Individuals stop mattering to corporations past a certain size unless there's a PR angle. Even if the CEO is the best, most moral, most superbly ethical person in history, the rules of the game don't give them any effective power with which to impact the company's behavior. There are literally millions of examples of this malignant feature of our modern marketplace. Despite that, it works fairly well, and people can usually find justice in the most egregious cases of abuse and damages. There are mechanisms for course correction baked in, and civil activism can occasionally push a human interest issue with enough energy that the profit impact results in The Right Thing™.
This isn't cynicism, it's simply how these massive corporations work. They're dehumanizing and awful, but they're also incredibly efficient and profitable, and it's often the case that the overall net benefit to humanity exceeds the ugly and exploitative negative externalities. It's very easy to get lost in the gray area and lose sight of right and wrong, but as long as we keep shifting toward "better" then maybe it's an overall good.

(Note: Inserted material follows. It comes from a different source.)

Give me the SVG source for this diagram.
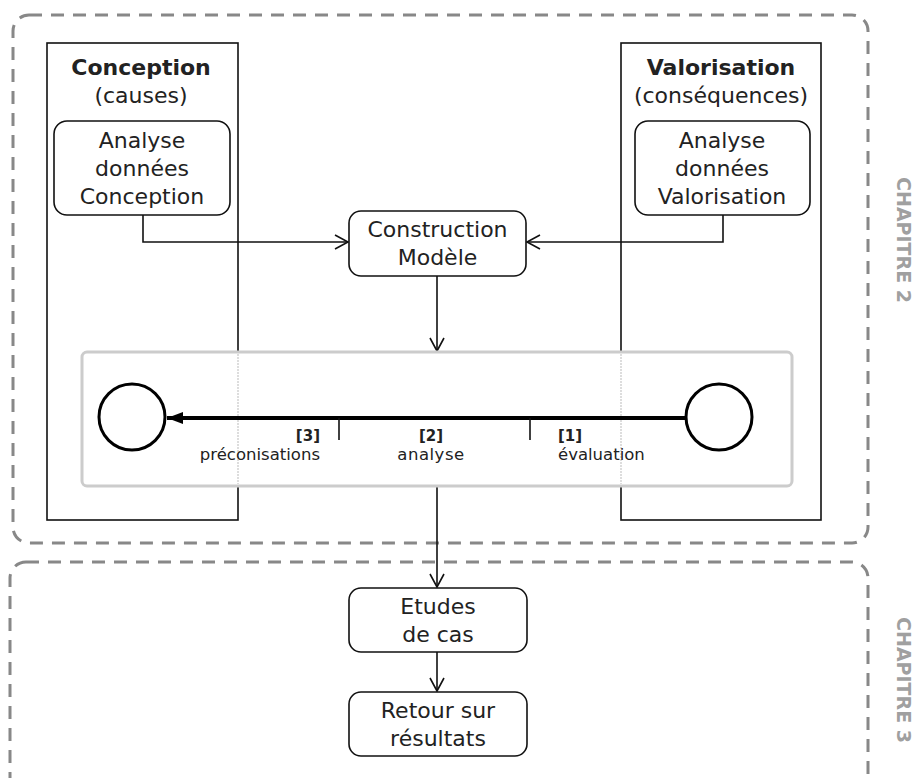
<svg xmlns="http://www.w3.org/2000/svg" width="915" height="778" viewBox="0 0 915 778">
<defs>
<style>
text{font-family:"DejaVu Sans","Verdana",sans-serif;fill:#222;}
.t{font-size:22px;text-anchor:middle;}
.b{font-weight:bold;}
.s{font-size:16.5px;}
.sb{font-size:15px;font-weight:bold;}
.ch{font-size:19px;font-weight:bold;fill:#a0a0a0;text-anchor:middle;}
.dash{fill:none;stroke:#888;stroke-width:3;stroke-dasharray:13 9;}
.col{fill:none;stroke:#111;stroke-width:1.6;}
.node{fill:#fff;stroke:#111;stroke-width:1.6;}
.conn{fill:none;stroke:#111;stroke-width:1.6;}
</style>
<marker id="open" markerWidth="16" markerHeight="16" refX="14" refY="8" orient="auto" markerUnits="userSpaceOnUse">
<path d="M1,1 L14,8 L1,15" fill="none" stroke="#111" stroke-width="1.6"/>
</marker>
<marker id="fill" markerWidth="18" markerHeight="14" refX="16" refY="7" orient="auto" markerUnits="userSpaceOnUse">
<path d="M0,1 L16,7 L0,13 Z" fill="#000"/>
</marker>
</defs>

<g id="chapitre2">
<rect class="dash" x="13" y="15" width="855" height="528" rx="16"/>
<text class="ch" transform="translate(897,240) rotate(90)">CHAPITRE 2</text>
</g>
<g id="chapitre3">
<rect class="dash" x="10" y="562" width="858" height="240" rx="16"/>
<text class="ch" transform="translate(897,680) rotate(90)">CHAPITRE 3</text>
</g>

<g id="conception">
<rect class="col" x="47" y="43" width="191" height="477"/>
<text class="t b" x="141" y="75">Conception</text>
<text class="t" x="141" y="103">(causes)</text>
</g>
<g id="valorisation">
<rect class="col" x="621" y="43" width="200" height="477"/>
<text class="t b" x="721" y="75">Valorisation</text>
<text class="t" x="721" y="103">(conséquences)</text>
</g>

<g id="connectors">
<path class="conn" d="M143,215 V242 H348" marker-end="url(#open)"/>
<path class="conn" d="M723,215 V242 H527" marker-end="url(#open)"/>
<path class="conn" d="M437,276 V351" marker-end="url(#open)"/>
<path class="conn" d="M437,487 V587" marker-end="url(#open)"/>
<path class="conn" d="M437,652 V691" marker-end="url(#open)"/>
</g>

<g id="analyse-conception">
<rect class="node" x="54" y="121" width="176" height="94" rx="13"/>
<text class="t" x="142" y="148">Analyse</text>
<text class="t" x="142" y="176">données</text>
<text class="t" x="142" y="204">Conception</text>
</g>
<g id="analyse-valorisation">
<rect class="node" x="635" y="121" width="175" height="94" rx="13"/>
<text class="t" x="722" y="148">Analyse</text>
<text class="t" x="722" y="176">données</text>
<text class="t" x="722" y="204">Valorisation</text>
</g>
<g id="construction-modele">
<rect class="node" x="349" y="211" width="177" height="65" rx="12"/>
<text class="t" x="437.5" y="237">Construction</text>
<text class="t" x="437.5" y="265">Modèle</text>
</g>

<g id="modele">
<rect x="82" y="352" width="710" height="134" rx="5" fill="#fff" stroke="#ccc" stroke-width="3"/>
<line x1="238" y1="354" x2="238" y2="484" stroke="#bbb" stroke-width="1" stroke-dasharray="2 1"/>
<line x1="621" y1="354" x2="621" y2="484" stroke="#bbb" stroke-width="1" stroke-dasharray="2 1"/>
<circle cx="132" cy="417" r="33" fill="#fff" stroke="#000" stroke-width="3"/>
<circle cx="719" cy="417" r="33" fill="#fff" stroke="#000" stroke-width="3"/>
<line x1="686" y1="418" x2="167" y2="418" stroke="#000" stroke-width="4" marker-end="url(#fill)"/>
<line x1="339" y1="418" x2="339" y2="440" stroke="#111" stroke-width="1.6"/>
<line x1="530" y1="418" x2="530" y2="440" stroke="#111" stroke-width="1.6"/>
<text class="sb" x="320" y="441" text-anchor="end">[3]</text>
<text class="s" x="320" y="460" text-anchor="end">préconisations</text>
<text class="sb" x="431" y="441" text-anchor="middle">[2]</text>
<text class="s" x="431" y="460" text-anchor="middle" letter-spacing="0.5">analyse</text>
<text class="sb" x="558" y="441">[1]</text>
<text class="s" x="558" y="460">évaluation</text>
</g>

<g id="etudes-de-cas">
<rect class="node" x="349" y="588" width="178" height="64" rx="12"/>
<text class="t" x="438" y="614">Etudes</text>
<text class="t" x="438" y="642">de cas</text>
</g>
<g id="retour-resultats">
<rect class="node" x="349" y="692" width="178" height="64" rx="12"/>
<text class="t" x="438" y="718">Retour sur</text>
<text class="t" x="438" y="746">résultats</text>
</g>
</svg>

And if a company violates your own boundaries of right and wrong, you can decline to use their products or do business with them. Well, unless it's Google, or Facebook, or any other global surveillance harvesting company, or the credit bureaus, or companies that use conflict minerals, or child or slave labor, or... yeah, you know, maybe we need a few small tweaks.

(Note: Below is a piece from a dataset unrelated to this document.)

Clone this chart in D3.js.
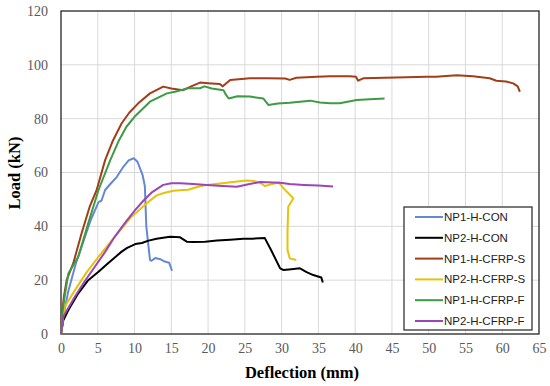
<!DOCTYPE html>
<html>
<head>
<meta charset="utf-8">
<script src="https://cdn.jsdelivr.net/npm/d3@7"></script>
<style>
  body { margin: 0; background: #fff; }
  svg { display: block; }
</style>
</head>
<body>
<svg width="550" height="386"></svg>
<script>
// deflection (mm), load (kN) pairs
const np1Con = [[0,0],[0.5,9],[1,16],[2,26],[3,34],[4,42],[5.1,49],[5.5,49.5],[6,53.5],[6.8,56],[7.6,58.4],[8.5,62.2],[9.2,64.5],[9.9,65.3],[10.4,64],[11.1,59],[11.4,55],[11.6,40],[12.1,27.5],[12.3,27.2],[12.8,28.2],[13.5,27.8],[14.1,26.9],[14.7,26.5],[15.1,23.5]];
const np2Con = [[0,0],[0.3,5],[1,8.9],[2.35,15.1],[3.7,20],[5.1,23.1],[6.4,26.3],[8.25,30.6],[9,32],[10.1,33.4],[11,33.8],[11.9,34.7],[13,35.4],[14.8,36.1],[15.6,36],[16.2,35.9],[17.1,34.3],[18,34.2],[19.6,34.3],[21.2,34.7],[23,35],[24.8,35.4],[26,35.4],[27.7,35.7],[28.6,31],[29.8,24.4],[30.2,23.8],[31,24],[32.5,24.4],[33.4,23],[34.3,21.9],[35.4,21],[35.6,19.1]];
const np1CfrpS = [[0,0],[0.1,6.4],[0.4,14],[0.77,20],[1.67,26.3],[2.8,37.4],[3.9,47.3],[4.85,53.5],[6,64.6],[7,71.5],[8.25,78.3],[9.3,82.3],[10.5,85.7],[12.1,89.4],[13.9,91.9],[15,91.2],[16.6,90.6],[17.7,92],[18.9,93.4],[20,93.2],[21.6,92.9],[22,92],[23,94.4],[25.7,95],[28,95],[30.5,94.9],[31.1,94.4],[32,95.2],[34.8,95.6],[36.6,95.8],[39.3,95.8],[40.1,95.6],[40.4,94.1],[41.1,95],[44,95.2],[47,95.4],[49.7,95.6],[51,95.6],[53.8,96.1],[56,95.8],[58.3,95],[59.2,94.1],[60.5,93.8],[61.5,93.1],[62.1,92],[62.4,90]];
const np2CfrpS = [[0,0],[0.5,10.1],[1.9,16.3],[3.5,23],[5.1,28.7],[7.3,36.1],[9.6,43.6],[11.9,49.1],[13,51.5],[14.1,52.5],[15.3,53.2],[16.6,53.5],[17.3,53.6],[18.5,54.6],[19.8,55.4],[22.5,56.2],[25.2,57],[26.3,56.8],[27.1,56.2],[27.7,55],[28.6,55.6],[29.6,56.3],[30.3,54],[31.6,50.4],[30.9,47.3],[30.8,38],[30.8,31.2],[31.1,28.1],[32,27.5]];
const np1CfrpF = [[0,0],[0.1,6],[0.5,14],[1,22.5],[2.35,28.7],[3.7,41.1],[5.1,53.5],[6.7,64.6],[7.8,71.5],[8.9,77],[10.1,81],[11.4,84.4],[12.1,86.3],[14.4,89.4],[15.5,90],[17.3,91.3],[18.9,91.3],[19.5,92],[20.5,91.2],[22.1,90.6],[22.4,89],[22.8,87.5],[24,88.3],[25.7,88.2],[27.5,87.5],[28.2,85.1],[29.5,85.6],[31.1,85.9],[33.9,86.7],[35.2,86],[36.6,85.7],[37.9,85.7],[40.2,86.9],[42,87.2],[44,87.5]];
const np2CfrpF = [[0,0],[0.3,6.4],[1.9,13.9],[3.2,19.5],[4.6,25],[6,30.5],[7.3,36.1],[8.7,41.3],[10.1,46.1],[11.2,49.5],[12.3,52.5],[13.9,55.4],[15,56],[16.2,56],[18,55.7],[19.8,55.4],[22,55],[23.9,54.7],[25.5,55.6],[27.1,56.5],[29.8,56.2],[31.1,55.7],[33,55.4],[35,55.2],[37,54.8]];

const seriesNames = ["NP1-H-CON", "NP2-H-CON", "NP1-H-CFRP-S", "NP2-H-CFRP-S", "NP1-H-CFRP-F", "NP2-H-CFRP-F"];
const seriesData = [np1Con, np2Con, np1CfrpS, np2CfrpS, np1CfrpF, np2CfrpF];
const seriesColors = ["#6489d4", "#000000", "#a23d17", "#e6c20a", "#3e9a44", "#9b45b8"];

const xTicks = d3.range(0, 66, 5);
const yTicks = d3.range(0, 121, 20);

const svg = d3.select("svg");
const plotLeft = 61, plotRight = 539, plotTop = 11, plotBottom = 334;

const x = d3.scaleLinear().domain([0, 65]).range([plotLeft, plotRight]);
const y = d3.scaleLinear().domain([0, 120]).range([plotBottom, plotTop]);

// grid
svg.append("g")
  .selectAll("line")
  .data(xTicks.slice(1, -1))
  .join("line")
  .attr("x1", d => x(d)).attr("x2", d => x(d))
  .attr("y1", plotTop).attr("y2", plotBottom)
  .attr("stroke", "#d9d9d9").attr("stroke-width", 1);

svg.append("g")
  .selectAll("line")
  .data(yTicks.slice(1, -1))
  .join("line")
  .attr("x1", plotLeft).attr("x2", plotRight)
  .attr("y1", d => y(d)).attr("y2", d => y(d))
  .attr("stroke", "#d9d9d9").attr("stroke-width", 1);

// axes
const xAxis = svg.append("g")
  .attr("transform", `translate(0,${plotBottom})`)
  .call(d3.axisBottom(x).tickValues(xTicks).tickSize(0).tickPadding(9));
const yAxis = svg.append("g")
  .attr("transform", `translate(${plotLeft},0)`)
  .call(d3.axisLeft(y).tickValues(yTicks).tickSize(0).tickPadding(13));

[xAxis, yAxis].forEach(a => {
  a.select(".domain").remove();
  a.selectAll("text")
    .attr("fill", "#595959")
    .style("font-family", "'Liberation Serif', 'Times New Roman', serif")
    .style("font-size", "14px");
});

// plot border
svg.append("rect")
  .attr("x", plotLeft).attr("y", plotTop)
  .attr("width", plotRight - plotLeft).attr("height", plotBottom - plotTop)
  .attr("fill", "none").attr("stroke", "#262626").attr("stroke-width", 1.3);

// lines
const line = d3.line().x(d => x(d[0])).y(d => y(d[1]));

svg.append("g")
  .selectAll("path")
  .data(seriesData)
  .join("path")
  .attr("d", line)
  .attr("fill", "none")
  .attr("stroke", (d, i) => seriesColors[i])
  .attr("stroke-width", 2)
  .attr("stroke-linejoin", "round");

// axis titles
svg.append("text")
  .attr("x", 302).attr("y", 378)
  .attr("text-anchor", "middle")
  .style("font-family", "'Liberation Serif', 'Times New Roman', serif")
  .style("font-weight", "bold")
  .style("font-size", "16.5px")
  .text("Deflection (mm)");

svg.append("text")
  .attr("transform", "translate(20,173) rotate(-90)")
  .attr("text-anchor", "middle")
  .style("font-family", "'Liberation Serif', 'Times New Roman', serif")
  .style("font-weight", "bold")
  .style("font-size", "16.5px")
  .text("Load (kN)");

// legend
const legend = svg.append("g");
legend.append("rect")
  .attr("x", 404).attr("y", 207)
  .attr("width", 128).attr("height", 123)
  .attr("fill", "#fff").attr("stroke", "#333").attr("stroke-width", 1.3);

const item = legend.selectAll("g.item")
  .data(seriesNames)
  .join("g")
  .attr("class", "item")
  .attr("transform", (d, i) => `translate(0,${217 + i * 20.8})`);

item.append("line")
  .attr("x1", 415).attr("x2", 443)
  .attr("stroke", (d, i) => seriesColors[i])
  .attr("stroke-width", 2);

item.append("text")
  .attr("x", 444).attr("y", 4)
  .style("font-family", "'Liberation Sans', Arial, sans-serif")
  .style("font-size", "11.5px")
  .attr("fill", "#222")
  .text(d => d);
</script>
</body>
</html>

> There are the public perception costs, the infrastructure and staffing needed to maintain compliance with China's censorship requirements, and the taxes.
Don't be silly. Infrastructure and an ops team aren't meaningful costs in relation to the money to be made there. China is 1/6th of the world economy.
And for example Apple is absolutely minting money there, giving full cooperation to the CCP including handing over user data thousands of times per year, with no PR consequences at all. Even on HN, let alone with the general public.
Now, it is true that there would be PR consequences for Google specifically, since there is a double standard at play. In this case it's a self-inflicted double standard, since they left China in the first place. But would those consequences be durable? It's hard to say. Google's leadership under Pichai has been incredibly risk averse, so it makes sense they're not taking that gamble just like they're taking no other gambles.
But it's definitely not obvious that the costs of operating in China would exceed the benefits.
Thanks for this post, I strongly agree with you. There are no such thing as "good" or "evil" companies, there are only amoral profit maximization engines balancing profit, and costs (including intangible costs like PR or staff unrest).
And they are very efficient.
>And if a company violates your own boundaries of right and wrong, you can decline to use their products or do business with them.
I just want to say - the best (and the only) way to fix something is to regulate the companies. The slavery and child labor didn't stop because CEOs had a change of hearts, but because they were made illegal. Boycott is not enough, people should vote and lobby to make immoral things illegal.
Plenty of big companies have decided to leave Russia because of the invasion. Remember Russia has a tiny economy.
For example, ExonnMobile isn't traditionally known as a company that abandons major profits to virtue signal and yet they abandoned their Russian operators.
Google famously exited China while refusing to censor search results.
Russian government would be very happy if it wasn't.
Wow - I can't believe I didn't see that perspective before posting. Thanks!
To add on to the above - in the grand scheme of things Google probably does not care about foreign political influence. It's likely the US government has politely asked them to maintain service in Russia.